I do not agree with the occasional camp that has allowed a cumulative swim, giving credit for a quarter one day, then another the next and so on.

 

Had one older scout who only made it to first class due to swimming issues, go with me to count in a pool. He decided he wanted to try it. But the only stroke he did well was the elementary back stroke. So, he did it, on his back almost the entire way. He is now a Lt. Colonel in the army and was a Ranger. He jokes that if the gear in the water test was any longer, he would likely be a grunt forever. His daughter already has had extensive lessons, and he will soon put his son in them as well, and he is only 3 I think.

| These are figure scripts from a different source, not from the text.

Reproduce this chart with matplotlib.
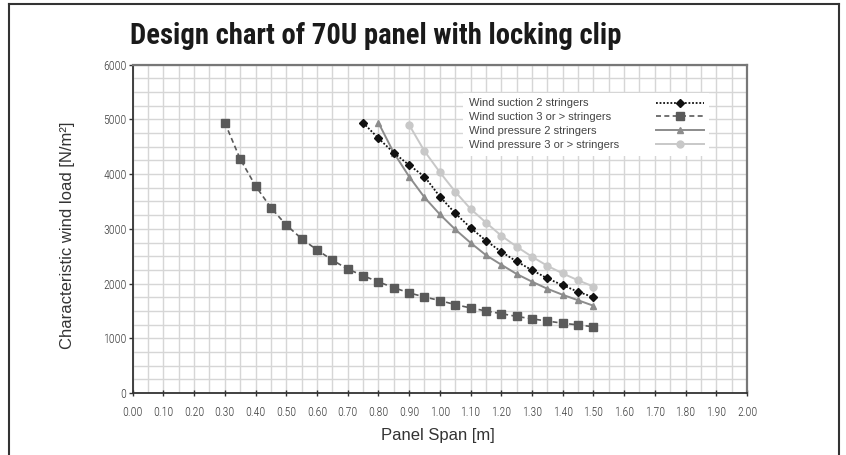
import matplotlib
matplotlib.use("Agg")
import matplotlib.pyplot as plt
from matplotlib import font_manager as fm
from matplotlib.lines import Line2D
from matplotlib.ticker import MultipleLocator, FormatStrFormatter

# data
x_suction_2 = [0.75, 0.80, 0.85, 0.90, 0.95, 1.00, 1.05, 1.10, 1.15, 1.20,
               1.25, 1.30, 1.35, 1.40, 1.45, 1.50]
suction_2 = [4940, 4655, 4390, 4165, 3955, 3590, 3285, 3020, 2785, 2580,
             2405, 2245, 2095, 1970, 1850, 1750]

x_suction_3 = [0.30, 0.35, 0.40, 0.45, 0.50, 0.55, 0.60, 0.65, 0.70, 0.75,
               0.80, 0.85, 0.90, 0.95, 1.00, 1.05, 1.10, 1.15, 1.20, 1.25,
               1.30, 1.35, 1.40, 1.45, 1.50]
suction_3 = [4940, 4275, 3785, 3385, 3070, 2820, 2615, 2430, 2265, 2145,
             2030, 1925, 1830, 1755, 1690, 1615, 1555, 1500, 1450, 1400,
             1355, 1315, 1275, 1245, 1210]

x_pressure_2 = [0.80, 0.85, 0.90, 0.95, 1.00, 1.05, 1.10, 1.15, 1.20, 1.25,
                1.30, 1.35, 1.40, 1.45, 1.50]
pressure_2 = [4940, 4390, 3955, 3575, 3265, 2990, 2745, 2520, 2345, 2175,
              2035, 1905, 1795, 1695, 1595]

x_pressure_3 = [0.90, 0.95, 1.00, 1.05, 1.10, 1.15, 1.20, 1.25, 1.30, 1.35,
                1.40, 1.45, 1.50]
pressure_3 = [4900, 4420, 4035, 3680, 3365, 3115, 2875, 2675, 2490, 2325,
              2185, 2060, 1945]

labels = ["Wind suction 2 stringers", "Wind suction 3 or > stringers",
          "Wind pressure 2 stringers", "Wind pressure 3 or > stringers"]

# pick a narrow face if one is installed
names = {f.name for f in fm.fontManager.ttflist}
narrow = next((n for n in ["Roboto Condensed", "Liberation Sans Narrow",
                           "Archivo Narrow"] if n in names), "Roboto")
sans = "Liberation Sans"

W, H = 846, 455
fig = plt.figure(figsize=(W / 100, H / 100), dpi=100)
ax = fig.add_axes([132.7 / W, 1 - 393 / H, (747 - 132.7) / W, (393 - 64.7) / H])

ax.plot(x_suction_2, suction_2, color="#111111", ls=(0, (1, 1)), lw=1.3,
        marker="D", ms=4, label=labels[0], zorder=5)
ax.plot(x_suction_3, suction_3, color="#5a5a5a", ls=(0, (3, 2)), lw=1.2,
        marker="s", ms=5.5, label=labels[1], zorder=4)
ax.plot(x_pressure_2, pressure_2, color="#8c8c8c", ls="-", lw=1.4,
        marker="^", ms=5, label=labels[2], zorder=3)
ax.plot(x_pressure_3, pressure_3, color="#c8c8c8", ls="-", lw=1.4,
        marker="o", ms=5, label=labels[3], zorder=2)

ax.set_xlim(0, 2.0)
ax.set_ylim(0, 6000)
ax.xaxis.set_major_locator(MultipleLocator(0.1))
ax.xaxis.set_minor_locator(MultipleLocator(0.05))
ax.yaxis.set_major_locator(MultipleLocator(1000))
ax.yaxis.set_minor_locator(MultipleLocator(250))
ax.xaxis.set_major_formatter(FormatStrFormatter("%.2f"))
ax.grid(True, which="both", color="#d6d6d6", lw=1.0, zorder=0)
ax.set_axisbelow(True)

ax.tick_params(axis="x", which="major", direction="inout", length=4,
               width=1, color="#333333", pad=7.5, labelsize=8.5,
               labelcolor="#3a3a3a")
ax.tick_params(axis="y", which="major", direction="out", length=3,
               width=1, color="#333333", pad=1.5, labelsize=8.5,
               labelcolor="#3a3a3a")
ax.tick_params(which="minor", length=0)
for lab in ax.get_xticklabels() + ax.get_yticklabels():
    lab.set_fontfamily(narrow)
    lab.set_fontweight("light")

for side in ["left", "bottom"]:
    ax.spines[side].set_color("#333333")
    ax.spines[side].set_linewidth(1.3)
for side in ["top", "right"]:
    ax.spines[side].set_color("#777777")
    ax.spines[side].set_linewidth(1.6)

ax.set_xlabel("Panel Span [m]", fontsize=12, family=sans, color="#333333")
ax.set_ylabel("Characteristic wind load [N/m²]", fontsize=12, family=sans,
              color="#333333")
ax.xaxis.set_label_coords(0.496, -0.107)
ax.yaxis.set_label_coords(-0.094, 0.48)

leg = ax.legend(loc="upper left", bbox_to_anchor=(0.538, 0.914),
                borderaxespad=0, markerfirst=False,
                prop={"family": sans, "size": 8}, frameon=True,
                fancybox=False, handlelength=4.3, handletextpad=1.4,
                labelspacing=0.35, borderpad=0.5, numpoints=1)
leg.get_frame().set_facecolor("white")
leg.get_frame().set_edgecolor("none")
leg.get_frame().set_alpha(1)
for t in leg.get_texts():
    t.set_color("#444444")
# texts flush left, handles flush right
for col in leg._legend_handle_box.get_children():
    for item in col.get_children():
        item.mode = "expand"
        item.width = 235

fig.text(130 / W, 1 - 36 / H, "Design chart of 70U panel with locking clip",
         fontsize=20.6, fontweight="bold", family=narrow,
         color="#1a1a1a", ha="left", va="center")

# outer frame around the chart
fx0, fx1, fy0 = 9 / W, 839 / W, 1 - 4 / H
for xs, ys in [([fx0, fx0], [0, fy0]), ([fx1, fx1], [0, fy0]),
               ([fx0, fx1], [fy0, fy0])]:
    fig.add_artist(Line2D(xs, ys, color="#333333", lw=1.5))

fig.savefig("out.png", dpi=100)
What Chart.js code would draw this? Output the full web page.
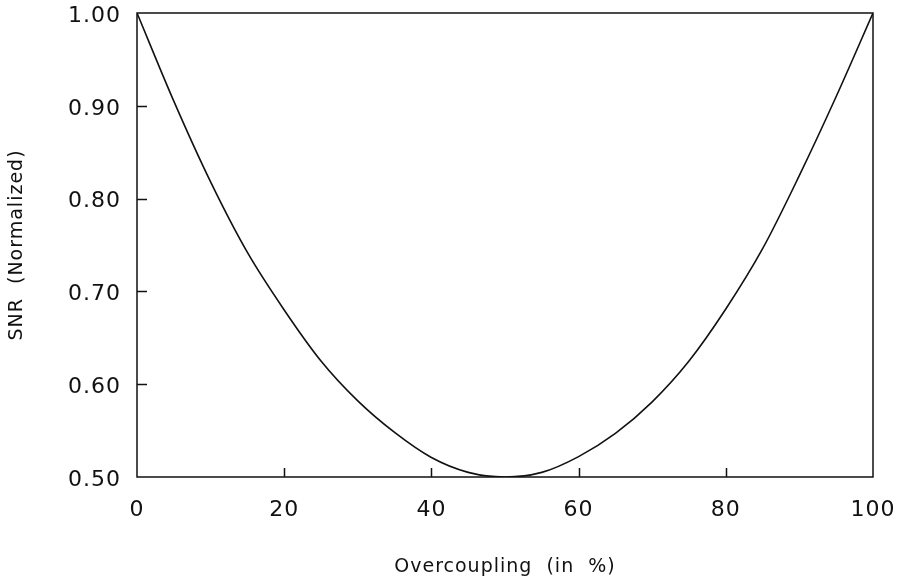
<!DOCTYPE html>
<html>
<head>
<meta charset="utf-8">
<script src="https://cdn.jsdelivr.net/npm/chart.js@4.4.1/dist/chart.umd.min.js"></script>
<style>
  html, body { margin: 0; padding: 0; background: #ffffff; }
  #wrap { width: 905px; height: 580px; position: relative; }
</style>
</head>
<body>
<div id="wrap"><canvas id="c" width="905" height="580"></canvas></div>
<script>
// ---- Data ----
const overcoupling = [0, 5, 10, 15, 20, 25, 30, 35, 40, 45, 50, 55, 60, 65, 70, 75, 80, 85, 90, 95, 100];
const snrNormalized = [1.000, 0.905, 0.818, 0.742, 0.680, 0.625, 0.582, 0.548, 0.521, 0.505, 0.500, 0.505, 0.522, 0.547, 0.581, 0.625, 0.681, 0.746, 0.825, 0.910, 1.000];
const xTicks = [0, 20, 40, 60, 80, 100];
const yTicks = [0.50, 0.60, 0.70, 0.80, 0.90, 1.00];
const xTitle = 'Overcoupling  (in  %)';
const yTitle = 'SNR  (Normalized)';

const INK = '#111111';
const FONT = "'DejaVu Sans', sans-serif";

const points = overcoupling.map((x, i) => ({ x: x, y: snrNormalized[i] }));

// frame + inward ticks
const framePlugin = {
  id: 'frame',
  beforeDraw(chart) {
    chart.ctx.letterSpacing = '1px';
  },
  afterDraw(chart) {
    const { ctx, chartArea: a, scales } = chart;
    ctx.save();
    ctx.strokeStyle = INK;
    ctx.lineWidth = 1.5;
    ctx.strokeRect(a.left, a.top, a.right - a.left, a.bottom - a.top);
    ctx.beginPath();
    yTicks.forEach(v => {
      if (v <= 0.5 || v >= 1.0) return;
      const py = Math.round(scales.y.getPixelForValue(v)) + 0.5;
      ctx.moveTo(a.left, py); ctx.lineTo(a.left + 10, py);
    });
    xTicks.forEach(v => {
      if (v <= 0 || v >= 100) return;
      const px = Math.round(scales.x.getPixelForValue(v)) + 0.5;
      ctx.moveTo(px, a.bottom); ctx.lineTo(px, a.bottom - 9);
    });
    ctx.stroke();
    ctx.restore();
  }
};

new Chart(document.getElementById('c'), {
  type: 'line',
  data: {
    datasets: [{
      data: points,
      borderColor: INK,
      borderWidth: 1.6,
      pointRadius: 0,
      fill: false,
      cubicInterpolationMode: 'monotone'
    }]
  },
  options: {
    responsive: false,
    animation: false,
    devicePixelRatio: 1,
    layout: { padding: { left: 0, top: 13, right: 32, bottom: 0 } },
    plugins: { legend: { display: false }, tooltip: { enabled: false } },
    scales: {
      x: {
        type: 'linear',
        min: 0, max: 100,
        afterFit(s) { s.height = 103; s.paddingLeft = 0; s.paddingRight = 0; },
        afterBuildTicks(s) { s.ticks = xTicks.map(v => ({ value: v })); },
        grid: { display: false, drawTicks: false },
        border: { display: false },
        ticks: {
          color: INK,
          font: { family: FONT, size: 22 },
          padding: 20,
          maxRotation: 0,
          autoSkip: false,
          callback: v => String(v)
        },
        title: {
          display: true,
          text: xTitle,
          color: INK,
          font: { family: FONT, size: 19 },
          padding: { top: 0, bottom: 2 }
        }
      },
      y: {
        type: 'linear',
        min: 0.5, max: 1.0,
        afterFit(s) { s.width = 137; s.paddingTop = 0; s.paddingBottom = 0; },
        afterBuildTicks(s) { s.ticks = yTicks.map(v => ({ value: v })); },
        grid: { display: false, drawTicks: false },
        border: { display: false },
        ticks: {
          color: INK,
          font: { family: FONT, size: 22 },
          padding: 16,
          labelOffset: 3,
          autoSkip: false,
          callback: v => Number(v).toFixed(2)
        },
        title: {
          display: true,
          text: yTitle,
          color: INK,
          font: { family: FONT, size: 19 },
          padding: { top: 6, bottom: 0 }
        }
      }
    }
  },
  plugins: [framePlugin]
});
</script>
</body>
</html>
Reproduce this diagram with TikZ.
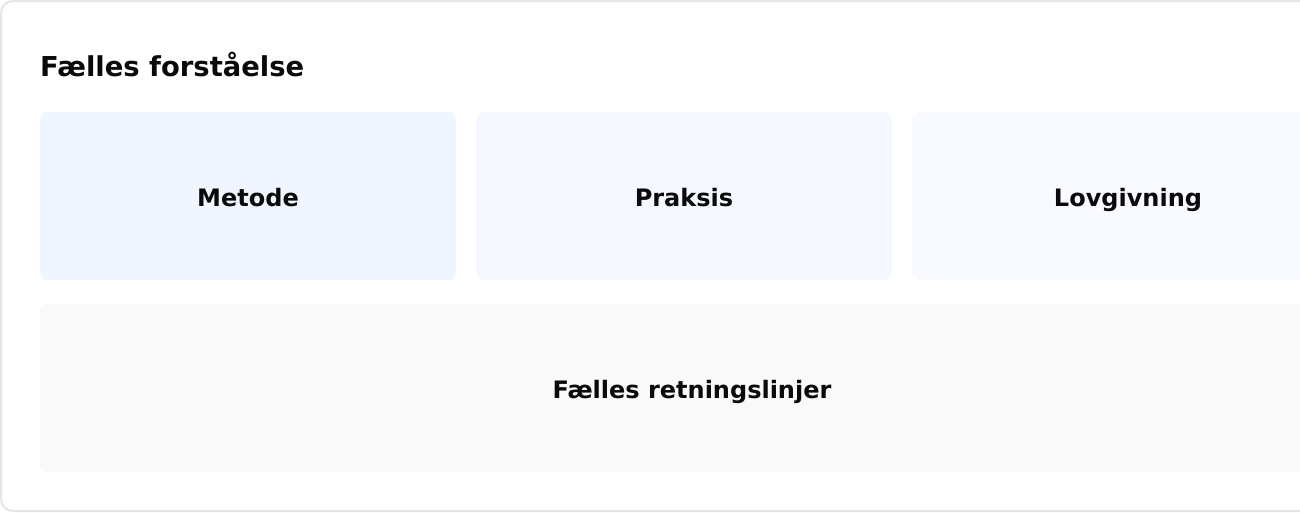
\documentclass[tikz,border=0pt]{standalone}
\usepackage{fontspec}
\setmainfont{DejaVu Sans}
\definecolor{outerline}{HTML}{E6E6E6}
\definecolor{boxA}{HTML}{F0F5FF}
\definecolor{boxB}{HTML}{F5F8FF}
\definecolor{boxC}{HTML}{F9FAFF}
\definecolor{boxD}{HTML}{F9F9F9}
\definecolor{ink}{HTML}{0A0A0A}
\begin{document}
\begin{tikzpicture}[x=1pt,y=-1pt,
  tile/.style={rounded corners=8pt},
  label/.style={anchor=base,inner sep=0pt,text=ink,font=\bfseries\fontsize{24}{28}\selectfont},
  heading/.style={anchor=base west,inner sep=0pt,text=ink,font=\bfseries\fontsize{27.4}{32}\selectfont}]
\useasboundingbox (0,0) rectangle (1300,512);
\fill[white] (0,0) rectangle (1300,512);
\draw[outerline,line width=2pt,rounded corners=12pt] (1,1) rectangle (1390,511);
\node[heading] (title) at (40,76) {Fælles forståelse};
\fill[boxA,tile] (40,112) rectangle (456,280);
\fill[boxB,tile] (476,112) rectangle (892,280);
\fill[boxC,tile] (912,112) rectangle (1344,280);
\fill[boxD,tile] (40,304) rectangle (1344,472);
\node[label] (metode) at (248,206) {Metode};
\node[label] (praksis) at (684,206) {Praksis};
\node[label] (lov) at (1128,206) {Lovgivning};
\node[label] (faelles) at (692,398) {Fælles retningslinjer};
\end{tikzpicture}
\end{document}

Brew; I guess I should have added that per my own choice I "do not" push off, only touch and turn. Two reasons I suppose; one is that to me pushing off, as noted, is taking away from the purpose, and for me, I cannot see well enough to do flip turns and I will not grab the side to turn. Just me a suppose. But your point is well taken in regard to floating, though most that do that are really good swimmers and go into stroke almost immediately, at least that I have noted. Of course, the other thing not noted is that many camps simply do not have access to open water anymore, so pools are the option left. Our camp only has a reservoir; and due to its size and ecological issues, it is not used for anything but boating. Even canoe swamping is done in the pool. This last summer the reservoir dried up by July, so we had no boating at all.

 

A good leader might consider discussing the challenge with a boy and encourage them to not take shortcuts or advantage of shallow water or pool edges. Ultimately, if the boy actually does the somewhere around 70 lengths is most pools, he still had accomplished more than most.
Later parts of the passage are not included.